═════ SUPPLIED DATA
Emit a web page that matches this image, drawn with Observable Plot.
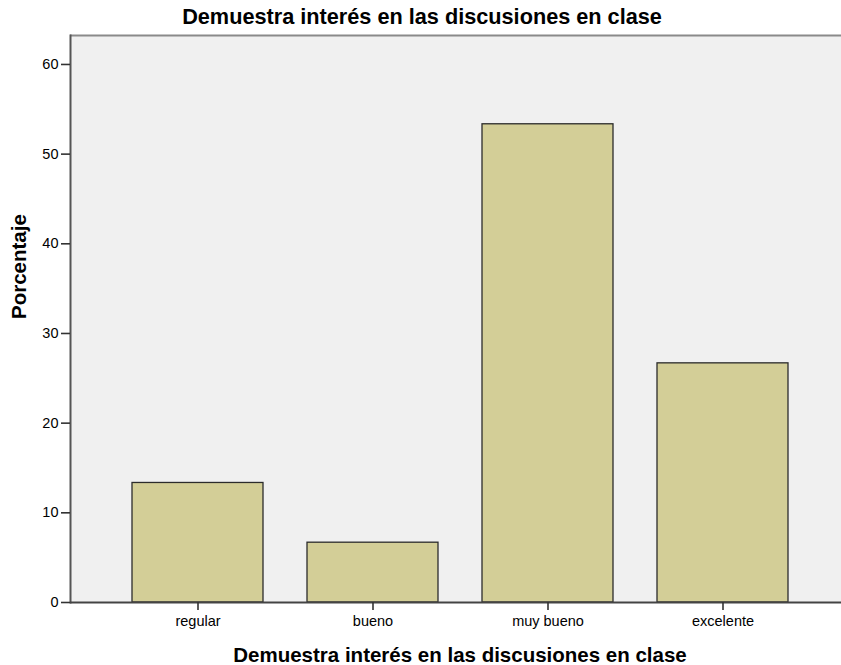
<!DOCTYPE html>
<html>
<head>
<meta charset="utf-8">
<script src="https://cdn.jsdelivr.net/npm/d3@7"></script>
<script src="https://cdn.jsdelivr.net/npm/@observablehq/plot@0.6"></script>
<style>
  html, body { margin: 0; padding: 0; background: #fff; }
  #chart svg { display: block; }
</style>
</head>
<body>
<div id="chart"></div>
<script>
const categories = ["regular", "bueno", "muy bueno", "excelente"];
const percentages = [13.33, 6.67, 53.33, 26.67];
const yTicks = [0, 10, 20, 30, 40, 50, 60];
const titleText = "Demuestra interés en las discusiones en clase";
const xTitle = "Demuestra interés en las discusiones en clase";
const yTitle = "Porcentaje";

const data = categories.map((c, i) => ({category: c, value: percentages[i]}));
const yMax = 63.23;
const font = "'Liberation Sans', Arial, sans-serif";

const chart = Plot.plot({
  width: 841,
  height: 665,
  marginTop: 35,
  marginBottom: 63,
  marginLeft: 70,
  marginRight: 0,
  style: {fontFamily: font, fontSize: "14.5px", color: "#000", background: "#fff"},
  x: {domain: categories, range: [109, 811], paddingInner: 0.25, paddingOuter: 0.125, label: null},
  y: {domain: [0, yMax], label: null},
  marks: [
    Plot.frame({fill: "#f0f0f0", stroke: null}),
    Plot.barY(data, {x: "category", y: "value", fill: "#d3ce97", stroke: "#2b2b2b", strokeWidth: 1.3}),
    Plot.ruleY([yMax], {stroke: "#8a8a8a", strokeWidth: 2}),
    Plot.frame({anchor: "left", stroke: "#555", strokeWidth: 2}),
    Plot.ruleY([0], {stroke: "#444", strokeWidth: 2}),
    Plot.axisY({ticks: yTicks, tickSize: 9, tickPadding: 3, stroke: "#333", strokeWidth: 1.6, fontSize: "14.5px", label: null}),
    Plot.axisX({tickSize: 8, tickPadding: 5, stroke: "#333", strokeWidth: 1.6, fontSize: "14.5px", label: null}),
    Plot.text([titleText], {frameAnchor: "top", dx: -34, dy: -18, lineAnchor: "middle", fontSize: 21.7, fontWeight: "bold", fill: "#000"}),
    Plot.text([xTitle], {frameAnchor: "bottom", dx: 4, dy: 53, lineAnchor: "middle", fontSize: 20.5, fontWeight: "bold", fill: "#000"}),
    Plot.text([yTitle], {frameAnchor: "left", dx: -51, rotate: -90, lineAnchor: "middle", fontSize: 20.5, fontWeight: "bold", fill: "#000"})
  ]
});
document.getElementById("chart").appendChild(chart);
</script>
</body>
</html>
══════════
# TASK INSTRUCTIONS
Transcribe the listing in full. Omit the pictures and keep every line exact.

# RESPONSE FOR THIS EXERCISE
Emit a web page that matches this image, drawn with Observable Plot.
<!DOCTYPE html>
<html>
<head>
<meta charset="utf-8">
<script src="https://cdn.jsdelivr.net/npm/d3@7"></script>
<script src="https://cdn.jsdelivr.net/npm/@observablehq/plot@0.6"></script>
<style>
  html, body { margin: 0; padding: 0; background: #fff; }
  #chart svg { display: block; }
</style>
</head>
<body>
<div id="chart"></div>
<script>
const categories = ["regular", "bueno", "muy bueno", "excelente"];
const percentages = [13.33, 6.67, 53.33, 26.67];
const yTicks = [0, 10, 20, 30, 40, 50, 60];
const titleText = "Demuestra interés en las discusiones en clase";
const xTitle = "Demuestra interés en las discusiones en clase";
const yTitle = "Porcentaje";

const data = categories.map((c, i) => ({category: c, value: percentages[i]}));
const yMax = 63.23;
const font = "'Liberation Sans', Arial, sans-serif";

const chart = Plot.plot({
  width: 841,
  height: 665,
  marginTop: 35,
  marginBottom: 63,
  marginLeft: 70,
  marginRight: 0,
  style: {fontFamily: font, fontSize: "14.5px", color: "#000", background: "#fff"},
  x: {domain: categories, range: [109, 811], paddingInner: 0.25, paddingOuter: 0.125, label: null},
  y: {domain: [0, yMax], label: null},
  marks: [
    Plot.frame({fill: "#f0f0f0", stroke: null}),
    Plot.barY(data, {x: "category", y: "value", fill: "#d3ce97", stroke: "#2b2b2b", strokeWidth: 1.3}),
    Plot.ruleY([yMax], {stroke: "#8a8a8a", strokeWidth: 2}),
    Plot.frame({anchor: "left", stroke: "#555", strokeWidth: 2}),
    Plot.ruleY([0], {stroke: "#444", strokeWidth: 2}),
    Plot.axisY({ticks: yTicks, tickSize: 9, tickPadding: 3, stroke: "#333", strokeWidth: 1.6, fontSize: "14.5px", label: null}),
    Plot.axisX({tickSize: 8, tickPadding: 5, stroke: "#333", strokeWidth: 1.6, fontSize: "14.5px", label: null}),
    Plot.text([titleText], {frameAnchor: "top", dx: -34, dy: -18, lineAnchor: "middle", fontSize: 21.7, fontWeight: "bold", fill: "#000"}),
    Plot.text([xTitle], {frameAnchor: "bottom", dx: 4, dy: 53, lineAnchor: "middle", fontSize: 20.5, fontWeight: "bold", fill: "#000"}),
    Plot.text([yTitle], {frameAnchor: "left", dx: -51, rotate: -90, lineAnchor: "middle", fontSize: 20.5, fontWeight: "bold", fill: "#000"})
  ]
});
document.getElementById("chart").appendChild(chart);
</script>
</body>
</html>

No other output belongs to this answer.